François Hollande a dit sur TF1 que contrairement à Sarkozy, il ne faisait pas de coups. Un quart d’heure après, il sort les 75 %. Dans une campagne face à Nicolas Sarkozy, n’est-on pas obligé de faire des coups ? Ne vous pliez-vous pas à cette méthode que vous avez contestée ?
En janvier, François Hollande a présenté soixante propositions précises sur l’emploi, le pouvoir d’achat, etc. Il s’y tient. Pour autant, compte tenu de la longueur de la campagne et des bouleversements de l’actualité, des propositions nouvelles peuvent apparaître. Les 75 % d’imposition au-dessus d’un million d’euros de revenus représentent une réponse à l’augmentation de 34 % des rémunérations décidées par les patrons du CAC 40, alors même que le pouvoir d’achat de la plupart des Français stagne. Elle conforte la réforme fiscale déjà prévue.
Ce n’est pas aujourd’hui que vous découvrez qu’il y a des riches…
Nous récusons la démarche sarkoziste : une idée par jour, ou plutôt un mensonge par jour. Car ce dernier promet comme il respire et ment à peu près autant qu’il promet. Il l’a même théorisé : garder toujours plusieurs fers au feu, les déployer, voir ce qui ne « capte » pas et l’abandonner, mais conserver ce qui « prend » et bouger sans cesse. Aujourd’hui, les gens ne sont plus dupes. Celui qui se voulait l’homme des résultats apparaît comme l’homme des échecs. Réélu, il serait d’autant plus dangereux qu’il n’aurait plus le butoir d’une nouvelle élection comme gardefou. Rendez-vous compte : monsieur Sarkozy sans aucune limite !
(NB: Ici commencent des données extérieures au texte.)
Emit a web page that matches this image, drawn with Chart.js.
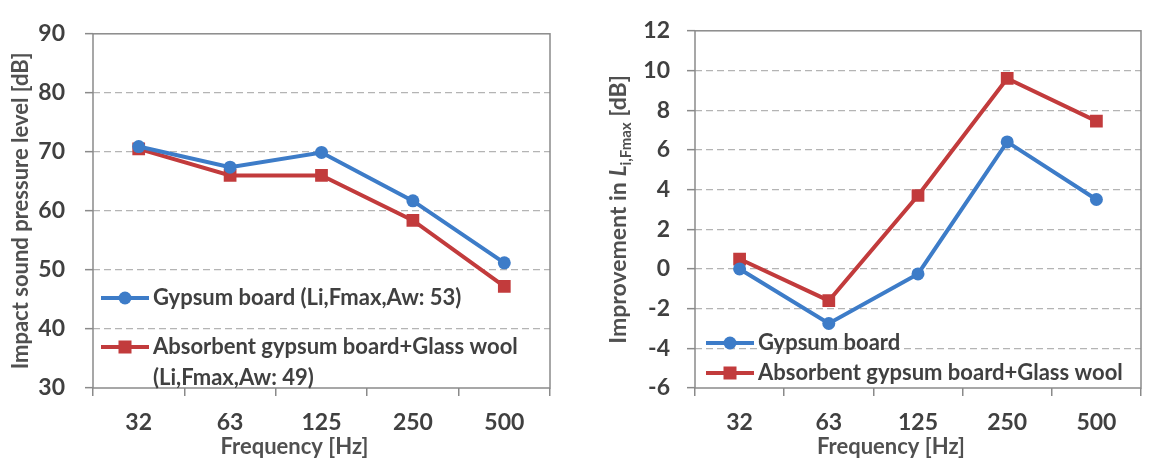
<!DOCTYPE html>
<html>
<head>
<meta charset="utf-8">
<script src="https://cdn.jsdelivr.net/npm/chart.js@4/dist/chart.umd.min.js"></script>
<style>
  body { margin: 0; background: #fff; }
  #wrap { position: relative; width: 1150px; height: 461px; }
  #leftChart { position: absolute; left: 0; top: 0; }
  #rightChart { position: absolute; left: 590px; top: 0; }
</style>
</head>
<body>
<div id="wrap">
  <canvas id="leftChart" width="560" height="461"></canvas>
  <canvas id="rightChart" width="560" height="461"></canvas>
</div>
<script>
// Frequencies along the x-axis
var freqs = ["32", "63", "125", "250", "500"];
// Left panel: impact sound pressure level
var splGypsum = [70.9, 67.4, 69.9, 61.7, 51.2];
var splAbsorbent = [70.5, 66.0, 66.0, 58.4, 47.2];
// Right panel: improvement in Li,Fmax
var impGypsum = [0.0, -2.75, -0.25, 6.4, 3.5];
var impAbsorbent = [0.5, -1.6, 3.7, 9.6, 7.45];
// Legend texts
var leftLegend = [["Gypsum board (Li,Fmax,Aw: 53)"], ["Absorbent gypsum board+Glass wool", "(Li,Fmax,Aw: 49)"]];
var rightLegend = [["Gypsum board"], ["Absorbent gypsum board+Glass wool"]];
var xTitle = "Frequency [Hz]";

var BLUE = "#3d7cc8";
var RED = "#c23b3c";
var FONT = "Lato, 'Open Sans', sans-serif";
var TXT = "#404040";
var TITLE = "#505050";
var AXIS = "#8a8a8a";

// box round the plot area
var boxPlugin = {
  id: "box",
  beforeDatasetsDraw: function (chart) {
    var a = chart.chartArea, ctx = chart.ctx;
    ctx.save();
    ctx.strokeStyle = AXIS;
    ctx.lineWidth = 1.5;
    ctx.strokeRect(a.left, a.top, a.right - a.left, a.bottom - a.top);
    ctx.restore();
  }
};

// x title sits a bit left of the centre, as in the source figure
var xTitlePlugin = {
  id: "xTitle",
  afterDraw: function (chart) {
    var ctx = chart.ctx, a = chart.chartArea;
    ctx.save();
    ctx.font = "bold 22px " + FONT;
    ctx.fillStyle = TITLE;
    ctx.textAlign = "center";
    ctx.textBaseline = "middle";
    ctx.fillText(xTitle, (a.left + a.right) / 2 - 27, 447);
    ctx.restore();
  }
};

// legend drawn inside the plot area
function legendPlugin(rows, opts) {
  return {
    id: "inLegend",
    afterDraw: function (chart) {
      var ctx = chart.ctx, a = chart.chartArea;
      ctx.save();
      ctx.font = "bold 22px " + FONT;
      ctx.textBaseline = "middle";
      rows.forEach(function (lines, i) {
        var ds = chart.data.datasets[i];
        var y = opts.ys[i];
        var x0 = a.left + opts.x0;
        ctx.strokeStyle = ds.borderColor;
        ctx.lineWidth = 4;
        ctx.beginPath();
        ctx.moveTo(x0, y);
        ctx.lineTo(x0 + 48, y);
        ctx.stroke();
        ctx.fillStyle = ds.borderColor;
        if (ds.pointStyle === "rect") {
          ctx.fillRect(x0 + 24 - 6.5, y - 6.5, 13, 13);
        } else {
          ctx.beginPath();
          ctx.arc(x0 + 24, y, 6.5, 0, Math.PI * 2);
          ctx.fill();
        }
        ctx.fillStyle = TXT;
        lines.forEach(function (t, j) {
          ctx.fillText(t, x0 + 52, y + j * 31);
        });
      });
      ctx.restore();
    }
  };
}

// y title with italic L and subscript
var subTitlePlugin = {
  id: "subTitle",
  afterDraw: function (chart) {
    var ctx = chart.ctx, a = chart.chartArea;
    var parts = [
      { t: "Improvement in ", f: "bold 23px " + FONT, dy: 0 },
      { t: "L", f: "italic bold 23px " + FONT, dy: 0 },
      { t: "i,Fmax", f: "bold 15px " + FONT, dy: 7 },
      { t: " [dB]", f: "bold 23px " + FONT, dy: 0 }
    ];
    ctx.save();
    var total = 0;
    parts.forEach(function (p) { ctx.font = p.f; total += ctx.measureText(p.t).width; });
    ctx.translate(29, (a.top + a.bottom) / 2);
    ctx.rotate(-Math.PI / 2);
    ctx.fillStyle = TITLE;
    ctx.textBaseline = "middle";
    var x = -total / 2;
    parts.forEach(function (p) {
      ctx.font = p.f;
      ctx.fillText(p.t, x, p.dy);
      x += ctx.measureText(p.t).width;
    });
    ctx.restore();
  }
};

function gridColor(c) {
  var n = c.scale.ticks.length;
  return (c.index === 0 || c.index === n - 1) ? "rgba(0,0,0,0)" : "#b4b4b4";
}

function makeOptions(cfg) {
  return {
    responsive: false,
    animation: false,
    layout: { padding: { top: cfg.top, right: cfg.right, left: 0, bottom: 0 } },
    plugins: { legend: { display: false }, tooltip: { enabled: false } },
    scales: {
      x: {
        offset: true,
        grid: { drawOnChartArea: false, offset: true, tickLength: 8, tickColor: AXIS, lineWidth: 1.5 },
        border: { display: false },
        ticks: { color: TXT, font: { family: FONT, size: 23, weight: "bold" }, padding: 13 },
        title: { display: false },
        afterFit: function (s) { s.height = 73; }
      },
      y: {
        min: cfg.min, max: cfg.max,
        grid: { color: gridColor, lineWidth: 1.3, tickLength: 8, tickColor: AXIS, tickBorderDash: [], tickWidth: 1.5 },
        border: { display: false, dash: [7, 4] },
        ticks: { stepSize: cfg.step, color: TXT, font: { family: FONT, size: 23, weight: "bold" }, padding: cfg.tickPad },
        title: cfg.title,
        afterFit: function (s) { s.width = cfg.yWidth; }
      }
    }
  };
}

function series(label, data, color, style) {
  return {
    label: label, data: data,
    borderColor: color, backgroundColor: color,
    borderWidth: 4, pointStyle: style,
    pointRadius: style === "rect" ? 9 : 6.5,
    pointBorderWidth: 0, tension: 0
  };
}

new Chart(document.getElementById("leftChart"), {
  type: "line",
  data: {
    labels: freqs,
    datasets: [
      series("Gypsum board", splGypsum, BLUE, "circle"),
      series("Absorbent gypsum board+Glass wool", splAbsorbent, RED, "rect")
    ]
  },
  options: makeOptions({
    top: 15, right: 10, min: 30, max: 90, step: 10, tickPad: 20, yWidth: 93,
    title: { display: true, text: "Impact sound pressure level [dB]", color: TITLE, font: { family: FONT, size: 22, weight: "bold" }, padding: { top: 8, bottom: 0 } }
  }),
  plugins: [boxPlugin, xTitlePlugin, legendPlugin(leftLegend, { x0: 8, ys: [298, 347] })]
});

new Chart(document.getElementById("rightChart"), {
  type: "line",
  data: {
    labels: freqs,
    datasets: [
      series("Gypsum board", impGypsum, BLUE, "circle"),
      series("Absorbent gypsum board+Glass wool", impAbsorbent, RED, "rect")
    ]
  },
  options: makeOptions({
    top: 16, right: 2, min: -6, max: 12, step: 2, tickPad: 17, yWidth: 105,
    title: { display: false }
  }),
  plugins: [boxPlugin, xTitlePlugin, legendPlugin(rightLegend, { x0: 11, ys: [343, 373] }), subTitlePlugin]
});
</script>
</body>
</html>
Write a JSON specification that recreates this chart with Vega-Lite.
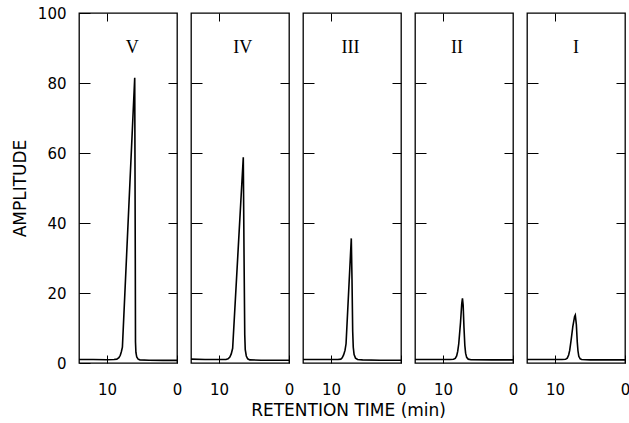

A quoi peut servir la gauche arrivant au pouvoir dans cette période de crise ?
A redresser notre pays. C’est vital. En mettant en place le triangle moderne de la gauche : redressement-effortjustice. La France a reculé au cours de la dernière décennie, il faut avoir le courage de dire les efforts à réaliser pour redonner une perspective, notamment à la jeunesse, et montrer à partir de nos propositions que ces efforts se feront dans la justice. La justice reste une idée neuve en France.